● Source records:
"""

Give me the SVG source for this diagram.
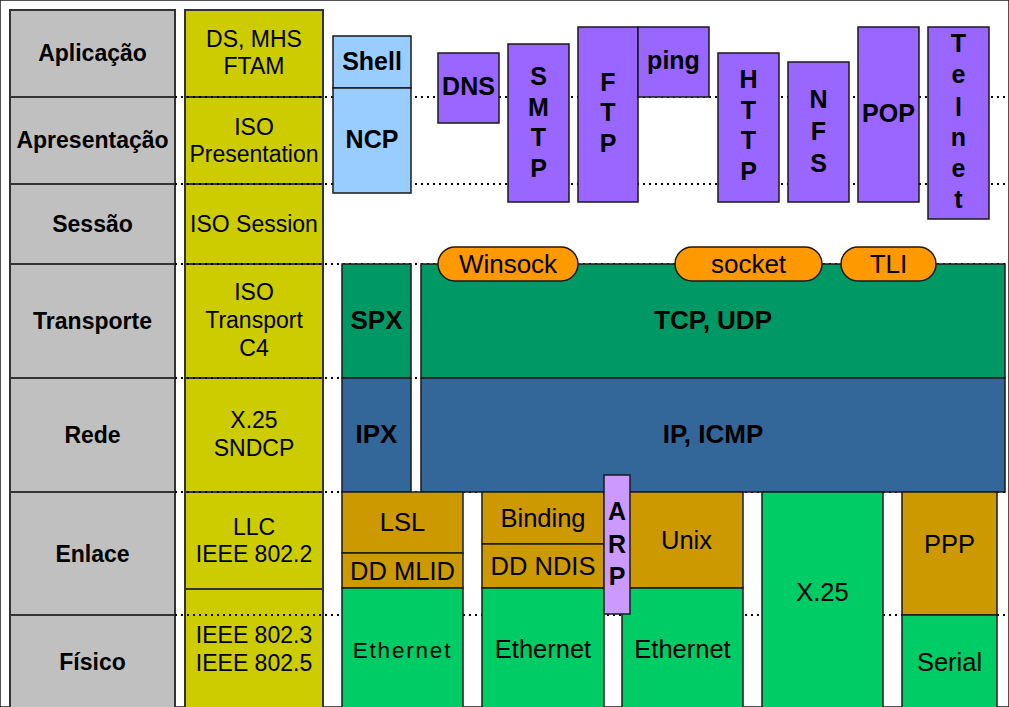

"""
"""

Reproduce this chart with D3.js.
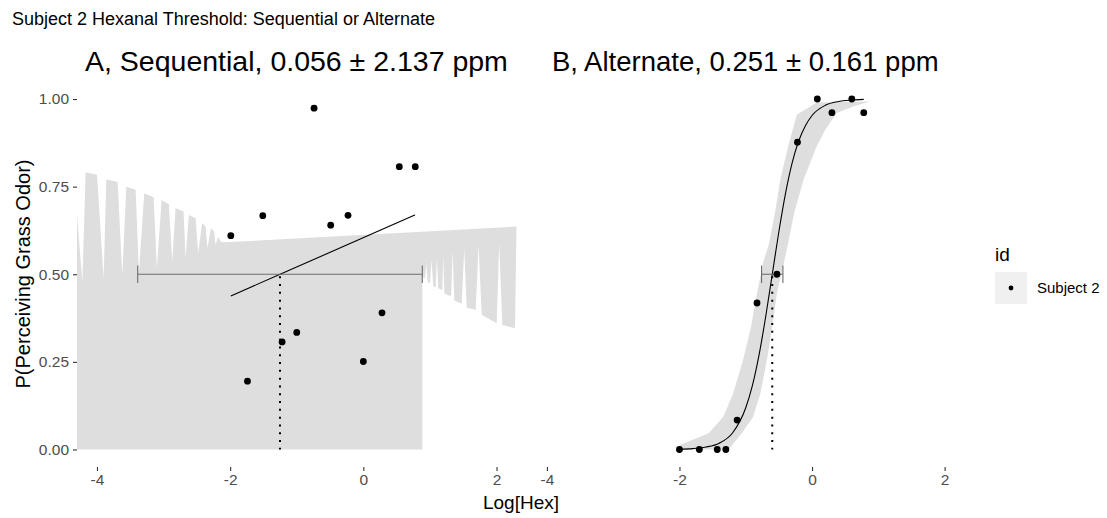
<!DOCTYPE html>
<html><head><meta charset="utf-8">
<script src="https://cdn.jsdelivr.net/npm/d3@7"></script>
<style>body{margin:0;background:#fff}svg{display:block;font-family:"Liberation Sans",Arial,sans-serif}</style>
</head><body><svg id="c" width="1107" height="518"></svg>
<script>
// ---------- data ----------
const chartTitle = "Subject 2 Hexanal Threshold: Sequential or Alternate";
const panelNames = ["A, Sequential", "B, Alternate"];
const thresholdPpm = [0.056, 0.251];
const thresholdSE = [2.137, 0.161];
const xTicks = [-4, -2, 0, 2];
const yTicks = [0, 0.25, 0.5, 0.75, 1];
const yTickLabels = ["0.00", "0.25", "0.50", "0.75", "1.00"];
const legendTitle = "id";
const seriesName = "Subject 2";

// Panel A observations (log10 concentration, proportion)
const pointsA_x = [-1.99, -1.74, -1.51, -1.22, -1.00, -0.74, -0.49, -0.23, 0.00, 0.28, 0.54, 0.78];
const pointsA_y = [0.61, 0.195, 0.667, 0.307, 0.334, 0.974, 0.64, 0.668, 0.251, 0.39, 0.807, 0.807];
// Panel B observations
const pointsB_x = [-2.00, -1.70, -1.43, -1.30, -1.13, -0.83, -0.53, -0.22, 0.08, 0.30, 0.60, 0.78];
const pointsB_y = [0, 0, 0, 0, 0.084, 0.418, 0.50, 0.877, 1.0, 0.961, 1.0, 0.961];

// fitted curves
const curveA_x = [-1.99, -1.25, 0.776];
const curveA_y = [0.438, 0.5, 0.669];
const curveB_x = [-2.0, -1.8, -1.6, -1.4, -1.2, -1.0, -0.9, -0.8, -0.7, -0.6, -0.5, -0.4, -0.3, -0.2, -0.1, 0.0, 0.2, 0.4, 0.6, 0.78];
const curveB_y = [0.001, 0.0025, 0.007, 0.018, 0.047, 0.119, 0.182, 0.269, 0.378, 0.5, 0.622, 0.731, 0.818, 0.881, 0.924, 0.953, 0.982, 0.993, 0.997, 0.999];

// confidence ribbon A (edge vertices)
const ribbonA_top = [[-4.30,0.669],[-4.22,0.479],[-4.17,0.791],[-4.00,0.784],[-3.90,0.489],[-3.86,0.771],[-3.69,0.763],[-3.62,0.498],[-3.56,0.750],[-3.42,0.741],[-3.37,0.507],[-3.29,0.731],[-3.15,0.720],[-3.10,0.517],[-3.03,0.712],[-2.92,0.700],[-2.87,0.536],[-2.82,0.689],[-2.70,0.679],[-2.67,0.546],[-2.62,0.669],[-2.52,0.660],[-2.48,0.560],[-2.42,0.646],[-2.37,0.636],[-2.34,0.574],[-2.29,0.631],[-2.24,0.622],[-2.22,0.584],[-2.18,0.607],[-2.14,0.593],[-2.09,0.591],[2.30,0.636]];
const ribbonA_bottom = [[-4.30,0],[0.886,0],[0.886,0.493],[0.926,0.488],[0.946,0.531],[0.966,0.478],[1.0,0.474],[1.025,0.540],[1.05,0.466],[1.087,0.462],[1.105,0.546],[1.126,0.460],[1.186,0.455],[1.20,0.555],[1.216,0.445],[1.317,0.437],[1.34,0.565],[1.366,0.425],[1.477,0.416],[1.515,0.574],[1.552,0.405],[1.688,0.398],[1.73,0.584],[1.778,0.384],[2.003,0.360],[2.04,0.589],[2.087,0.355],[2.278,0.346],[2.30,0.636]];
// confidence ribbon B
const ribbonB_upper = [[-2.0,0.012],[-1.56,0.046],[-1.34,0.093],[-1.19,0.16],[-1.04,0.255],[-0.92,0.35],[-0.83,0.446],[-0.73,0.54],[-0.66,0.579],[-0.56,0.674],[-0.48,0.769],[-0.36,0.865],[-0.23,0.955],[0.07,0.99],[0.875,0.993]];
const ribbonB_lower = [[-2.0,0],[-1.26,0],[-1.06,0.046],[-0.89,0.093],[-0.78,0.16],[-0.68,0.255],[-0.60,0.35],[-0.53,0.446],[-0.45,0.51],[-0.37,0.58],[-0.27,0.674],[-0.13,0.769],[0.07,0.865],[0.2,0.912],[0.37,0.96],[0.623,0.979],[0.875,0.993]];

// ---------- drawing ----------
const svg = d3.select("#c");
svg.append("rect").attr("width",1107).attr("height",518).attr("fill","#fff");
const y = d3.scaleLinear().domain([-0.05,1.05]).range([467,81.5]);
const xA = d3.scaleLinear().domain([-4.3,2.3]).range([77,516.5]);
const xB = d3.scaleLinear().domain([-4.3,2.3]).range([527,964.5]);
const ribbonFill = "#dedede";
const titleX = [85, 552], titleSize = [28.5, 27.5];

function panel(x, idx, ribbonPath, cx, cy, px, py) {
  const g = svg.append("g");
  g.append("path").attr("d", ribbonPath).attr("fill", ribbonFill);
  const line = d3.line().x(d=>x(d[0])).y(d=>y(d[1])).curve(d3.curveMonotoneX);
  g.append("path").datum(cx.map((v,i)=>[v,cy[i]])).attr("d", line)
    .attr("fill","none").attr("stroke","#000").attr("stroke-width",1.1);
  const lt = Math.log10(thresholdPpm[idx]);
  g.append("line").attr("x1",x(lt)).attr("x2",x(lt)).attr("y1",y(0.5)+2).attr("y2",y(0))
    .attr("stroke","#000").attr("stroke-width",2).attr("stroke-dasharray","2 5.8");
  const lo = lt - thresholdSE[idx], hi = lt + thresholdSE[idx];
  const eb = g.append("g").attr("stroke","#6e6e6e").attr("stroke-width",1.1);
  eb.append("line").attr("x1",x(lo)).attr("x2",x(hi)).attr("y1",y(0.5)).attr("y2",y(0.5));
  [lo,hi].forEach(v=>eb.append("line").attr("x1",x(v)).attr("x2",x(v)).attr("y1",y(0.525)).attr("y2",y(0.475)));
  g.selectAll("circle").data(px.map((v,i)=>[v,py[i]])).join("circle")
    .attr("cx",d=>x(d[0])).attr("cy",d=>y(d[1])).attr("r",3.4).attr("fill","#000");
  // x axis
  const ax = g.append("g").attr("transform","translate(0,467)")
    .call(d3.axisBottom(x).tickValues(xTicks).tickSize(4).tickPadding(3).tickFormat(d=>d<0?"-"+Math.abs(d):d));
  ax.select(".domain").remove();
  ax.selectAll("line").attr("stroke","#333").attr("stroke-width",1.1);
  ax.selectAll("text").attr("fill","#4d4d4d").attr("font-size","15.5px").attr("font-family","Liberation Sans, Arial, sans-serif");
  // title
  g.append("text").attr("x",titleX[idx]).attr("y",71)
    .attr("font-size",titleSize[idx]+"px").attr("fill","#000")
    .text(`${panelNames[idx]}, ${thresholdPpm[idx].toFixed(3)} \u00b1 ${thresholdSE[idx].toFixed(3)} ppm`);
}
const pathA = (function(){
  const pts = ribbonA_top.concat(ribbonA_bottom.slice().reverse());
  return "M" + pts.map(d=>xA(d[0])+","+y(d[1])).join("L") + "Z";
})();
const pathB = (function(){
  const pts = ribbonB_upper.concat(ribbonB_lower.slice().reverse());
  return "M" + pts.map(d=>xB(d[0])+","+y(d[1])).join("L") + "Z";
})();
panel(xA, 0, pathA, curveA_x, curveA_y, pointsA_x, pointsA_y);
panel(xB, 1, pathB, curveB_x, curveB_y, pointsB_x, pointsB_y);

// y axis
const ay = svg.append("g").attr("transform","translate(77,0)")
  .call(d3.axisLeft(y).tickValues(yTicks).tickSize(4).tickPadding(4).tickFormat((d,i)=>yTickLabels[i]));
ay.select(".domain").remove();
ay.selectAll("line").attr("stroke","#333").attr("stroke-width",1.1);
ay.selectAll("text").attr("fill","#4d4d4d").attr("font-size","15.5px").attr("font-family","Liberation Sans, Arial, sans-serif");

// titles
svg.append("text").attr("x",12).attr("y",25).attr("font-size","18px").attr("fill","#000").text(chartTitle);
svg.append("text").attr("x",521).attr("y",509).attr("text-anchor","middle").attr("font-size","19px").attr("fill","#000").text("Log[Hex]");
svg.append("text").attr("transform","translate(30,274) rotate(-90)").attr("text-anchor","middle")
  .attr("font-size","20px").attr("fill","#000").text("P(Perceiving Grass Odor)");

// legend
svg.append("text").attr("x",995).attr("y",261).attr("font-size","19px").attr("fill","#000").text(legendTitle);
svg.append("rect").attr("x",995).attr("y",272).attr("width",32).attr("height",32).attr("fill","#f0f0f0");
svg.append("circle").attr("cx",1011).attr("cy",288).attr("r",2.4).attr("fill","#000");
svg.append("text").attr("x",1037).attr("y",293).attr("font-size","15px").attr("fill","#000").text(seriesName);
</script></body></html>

"""

● Task: Quote only the lines running from the line with "Reproduce this chart with D3.js." to the line with "0.961, 1.0, 0.961];", ends included, exactly as they appear and without the pictures.

● Written response:
Reproduce this chart with D3.js.
<!DOCTYPE html>
<html><head><meta charset="utf-8">
<script src="https://cdn.jsdelivr.net/npm/d3@7"></script>
<style>body{margin:0;background:#fff}svg{display:block;font-family:"Liberation Sans",Arial,sans-serif}</style>
</head><body><svg id="c" width="1107" height="518"></svg>
<script>
// ---------- data ----------
const chartTitle = "Subject 2 Hexanal Threshold: Sequential or Alternate";
const panelNames = ["A, Sequential", "B, Alternate"];
const thresholdPpm = [0.056, 0.251];
const thresholdSE = [2.137, 0.161];
const xTicks = [-4, -2, 0, 2];
const yTicks = [0, 0.25, 0.5, 0.75, 1];
const yTickLabels = ["0.00", "0.25", "0.50", "0.75", "1.00"];
const legendTitle = "id";
const seriesName = "Subject 2";

// Panel A observations (log10 concentration, proportion)
const pointsA_x = [-1.99, -1.74, -1.51, -1.22, -1.00, -0.74, -0.49, -0.23, 0.00, 0.28, 0.54, 0.78];
const pointsA_y = [0.61, 0.195, 0.667, 0.307, 0.334, 0.974, 0.64, 0.668, 0.251, 0.39, 0.807, 0.807];
// Panel B observations
const pointsB_x = [-2.00, -1.70, -1.43, -1.30, -1.13, -0.83, -0.53, -0.22, 0.08, 0.30, 0.60, 0.78];
const pointsB_y = [0, 0, 0, 0, 0.084, 0.418, 0.50, 0.877, 1.0, 0.961, 1.0, 0.961];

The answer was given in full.